EXPLAIN SELECT DISTINCT(link_id) FROM clicks FORCE INDEX(date_added) WHERE date_added >= '2016-11-01 00:00:00' AND date_added <= '2016-12-05 23:59:59';
+----+-------------+---------------------------+-------+---------------+------------+---------+------+----------+------------------------------+
| id | select_type | table                     | type  | possible_keys | key        | key_len | ref  | rows     | Extra                        |
+----+-------------+---------------------------+-------+---------------+------------+---------+------+----------+------------------------------+
|  1 | SIMPLE      | clicks                    | range | date_added    | date_added | 4       | NULL | 17277508 | Using where; Using temporary |
+----+-------------+---------------------------+-------+---------------+------------+---------+------+----------+------------------------------+

Solution

  • First of all, it is not true that no index was used. The explain results clearly indicate that link_id index was used.

    As to why the date_added index was not used, the answer is simple: MySQL decided against because it thought that link_id index would be a better choice.

    What you need to understand is that there are 2 operations in your query that could be sped-up by an index:

    1. Filtering on the data range
    2. Making sure that each link_id is returned only once.

    If you really wanted to optimise this query, then you would create a multi-column index on link_id, date_added fields. You wrote in a comment to Gordon's answer, that this was not possible.

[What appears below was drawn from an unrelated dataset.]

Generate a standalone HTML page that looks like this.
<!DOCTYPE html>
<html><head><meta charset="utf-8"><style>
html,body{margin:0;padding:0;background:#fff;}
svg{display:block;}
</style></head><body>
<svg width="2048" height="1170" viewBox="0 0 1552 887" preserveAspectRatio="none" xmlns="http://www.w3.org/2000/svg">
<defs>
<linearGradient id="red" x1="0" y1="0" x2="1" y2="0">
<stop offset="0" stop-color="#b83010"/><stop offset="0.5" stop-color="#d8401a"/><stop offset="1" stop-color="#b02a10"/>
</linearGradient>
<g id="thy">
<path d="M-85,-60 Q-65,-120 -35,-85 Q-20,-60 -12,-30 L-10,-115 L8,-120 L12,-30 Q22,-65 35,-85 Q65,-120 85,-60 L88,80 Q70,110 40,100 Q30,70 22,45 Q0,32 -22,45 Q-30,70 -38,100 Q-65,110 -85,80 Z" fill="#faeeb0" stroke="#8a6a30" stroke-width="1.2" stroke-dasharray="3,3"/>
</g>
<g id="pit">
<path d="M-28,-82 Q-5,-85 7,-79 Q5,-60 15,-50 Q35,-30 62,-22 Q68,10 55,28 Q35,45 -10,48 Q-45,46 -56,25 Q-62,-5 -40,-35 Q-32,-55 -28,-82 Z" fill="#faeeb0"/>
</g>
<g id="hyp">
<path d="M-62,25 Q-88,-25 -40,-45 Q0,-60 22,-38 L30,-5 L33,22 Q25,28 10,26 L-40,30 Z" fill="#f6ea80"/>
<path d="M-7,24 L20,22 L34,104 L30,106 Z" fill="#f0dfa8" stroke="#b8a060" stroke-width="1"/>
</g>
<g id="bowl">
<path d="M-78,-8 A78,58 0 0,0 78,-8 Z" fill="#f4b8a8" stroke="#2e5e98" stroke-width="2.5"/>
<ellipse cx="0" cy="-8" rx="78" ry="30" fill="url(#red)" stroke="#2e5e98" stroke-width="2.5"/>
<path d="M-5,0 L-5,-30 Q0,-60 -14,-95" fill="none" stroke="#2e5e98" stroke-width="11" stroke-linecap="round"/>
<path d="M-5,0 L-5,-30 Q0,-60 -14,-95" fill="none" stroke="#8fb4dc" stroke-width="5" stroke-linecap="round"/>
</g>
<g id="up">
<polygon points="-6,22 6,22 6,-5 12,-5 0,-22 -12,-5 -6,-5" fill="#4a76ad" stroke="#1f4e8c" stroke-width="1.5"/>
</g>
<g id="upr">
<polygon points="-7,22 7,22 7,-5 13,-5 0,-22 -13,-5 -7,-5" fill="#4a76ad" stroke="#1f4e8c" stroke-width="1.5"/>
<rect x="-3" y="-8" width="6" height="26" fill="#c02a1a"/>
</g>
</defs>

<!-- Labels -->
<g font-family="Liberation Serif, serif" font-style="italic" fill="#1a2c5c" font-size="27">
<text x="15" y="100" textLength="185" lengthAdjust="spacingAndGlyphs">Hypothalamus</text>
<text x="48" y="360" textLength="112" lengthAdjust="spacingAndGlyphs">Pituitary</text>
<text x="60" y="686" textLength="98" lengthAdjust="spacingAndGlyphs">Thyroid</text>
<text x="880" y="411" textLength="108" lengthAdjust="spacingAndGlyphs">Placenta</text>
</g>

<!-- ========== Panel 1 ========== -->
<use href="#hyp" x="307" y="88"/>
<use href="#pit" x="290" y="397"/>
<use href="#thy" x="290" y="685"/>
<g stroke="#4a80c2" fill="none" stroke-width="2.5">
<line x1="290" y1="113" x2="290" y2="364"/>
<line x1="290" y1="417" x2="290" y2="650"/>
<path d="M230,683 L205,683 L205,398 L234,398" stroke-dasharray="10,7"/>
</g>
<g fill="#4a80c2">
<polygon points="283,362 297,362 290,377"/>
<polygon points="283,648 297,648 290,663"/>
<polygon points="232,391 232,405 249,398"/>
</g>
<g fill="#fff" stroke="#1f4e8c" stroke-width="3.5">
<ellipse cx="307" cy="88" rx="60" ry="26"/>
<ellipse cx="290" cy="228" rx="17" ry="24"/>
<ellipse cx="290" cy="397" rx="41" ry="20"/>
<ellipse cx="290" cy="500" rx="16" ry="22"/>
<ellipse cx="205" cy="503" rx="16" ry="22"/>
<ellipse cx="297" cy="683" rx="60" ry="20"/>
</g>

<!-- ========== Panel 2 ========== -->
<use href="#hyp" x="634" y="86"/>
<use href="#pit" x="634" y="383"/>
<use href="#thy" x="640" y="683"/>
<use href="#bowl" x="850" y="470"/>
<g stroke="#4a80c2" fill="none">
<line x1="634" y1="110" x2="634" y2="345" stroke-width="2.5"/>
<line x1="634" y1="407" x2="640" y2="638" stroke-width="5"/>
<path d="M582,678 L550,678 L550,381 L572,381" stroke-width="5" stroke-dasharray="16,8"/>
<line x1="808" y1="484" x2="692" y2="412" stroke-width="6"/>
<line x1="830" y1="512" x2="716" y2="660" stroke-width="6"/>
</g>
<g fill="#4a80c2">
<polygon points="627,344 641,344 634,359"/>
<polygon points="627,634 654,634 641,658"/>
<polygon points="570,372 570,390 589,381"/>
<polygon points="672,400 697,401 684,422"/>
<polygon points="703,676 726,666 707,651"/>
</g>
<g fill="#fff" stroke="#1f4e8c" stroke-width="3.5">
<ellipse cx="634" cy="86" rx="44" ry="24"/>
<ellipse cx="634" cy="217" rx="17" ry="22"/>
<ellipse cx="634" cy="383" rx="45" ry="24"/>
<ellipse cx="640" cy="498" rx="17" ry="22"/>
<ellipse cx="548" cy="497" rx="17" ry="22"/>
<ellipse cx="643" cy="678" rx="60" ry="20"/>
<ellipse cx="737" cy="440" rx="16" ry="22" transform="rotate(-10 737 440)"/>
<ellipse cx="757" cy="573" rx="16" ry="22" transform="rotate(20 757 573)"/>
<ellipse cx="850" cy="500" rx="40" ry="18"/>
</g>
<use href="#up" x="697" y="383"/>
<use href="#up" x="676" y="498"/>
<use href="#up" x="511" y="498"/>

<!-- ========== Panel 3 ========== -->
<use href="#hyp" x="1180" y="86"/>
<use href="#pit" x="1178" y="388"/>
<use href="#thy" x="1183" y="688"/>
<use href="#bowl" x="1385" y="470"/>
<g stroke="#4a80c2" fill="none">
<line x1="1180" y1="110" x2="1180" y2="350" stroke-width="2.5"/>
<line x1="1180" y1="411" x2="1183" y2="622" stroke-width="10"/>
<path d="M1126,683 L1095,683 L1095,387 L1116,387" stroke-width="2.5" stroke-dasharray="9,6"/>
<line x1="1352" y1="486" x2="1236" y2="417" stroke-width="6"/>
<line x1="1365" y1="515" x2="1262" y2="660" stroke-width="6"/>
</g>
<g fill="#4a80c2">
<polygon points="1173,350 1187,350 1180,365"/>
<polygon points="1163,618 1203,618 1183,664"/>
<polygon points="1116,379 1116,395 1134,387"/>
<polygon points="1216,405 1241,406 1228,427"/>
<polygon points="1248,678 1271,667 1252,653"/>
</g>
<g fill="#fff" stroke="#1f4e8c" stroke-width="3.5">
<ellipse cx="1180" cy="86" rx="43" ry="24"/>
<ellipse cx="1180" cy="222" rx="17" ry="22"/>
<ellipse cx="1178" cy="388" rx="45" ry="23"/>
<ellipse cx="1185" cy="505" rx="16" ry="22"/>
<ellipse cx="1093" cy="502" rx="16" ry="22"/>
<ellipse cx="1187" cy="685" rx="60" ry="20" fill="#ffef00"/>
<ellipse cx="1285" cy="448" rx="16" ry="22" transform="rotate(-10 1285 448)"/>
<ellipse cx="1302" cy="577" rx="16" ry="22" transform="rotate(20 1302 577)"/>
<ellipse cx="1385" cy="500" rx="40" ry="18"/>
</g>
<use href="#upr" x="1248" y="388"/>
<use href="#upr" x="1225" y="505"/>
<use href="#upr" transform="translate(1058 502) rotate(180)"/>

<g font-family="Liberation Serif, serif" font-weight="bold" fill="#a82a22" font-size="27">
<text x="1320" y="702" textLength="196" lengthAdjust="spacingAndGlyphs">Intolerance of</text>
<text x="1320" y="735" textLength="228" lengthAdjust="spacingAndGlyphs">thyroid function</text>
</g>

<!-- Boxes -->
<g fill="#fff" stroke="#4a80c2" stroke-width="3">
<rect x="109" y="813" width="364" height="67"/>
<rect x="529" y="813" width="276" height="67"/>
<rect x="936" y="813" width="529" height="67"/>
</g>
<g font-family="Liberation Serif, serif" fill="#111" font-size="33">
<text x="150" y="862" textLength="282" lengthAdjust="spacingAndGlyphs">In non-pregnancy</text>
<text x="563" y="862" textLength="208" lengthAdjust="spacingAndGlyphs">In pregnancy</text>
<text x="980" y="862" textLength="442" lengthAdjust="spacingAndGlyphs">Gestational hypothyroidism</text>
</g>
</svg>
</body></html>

    Therefore, MySQL must decide which one of the 2 operations it is going to speed up using one of the indexes. It decided that link_id index is the better choice. If you disagree with its decision, then you can use index hints to indicate to MySQL that you prefer to use (use index or force index) or ignore (ignore index) a particular index.

    Just instruct MySQL to ignore the link_id index and use date_added index. Just make sure that you check the query speed after the adjustments.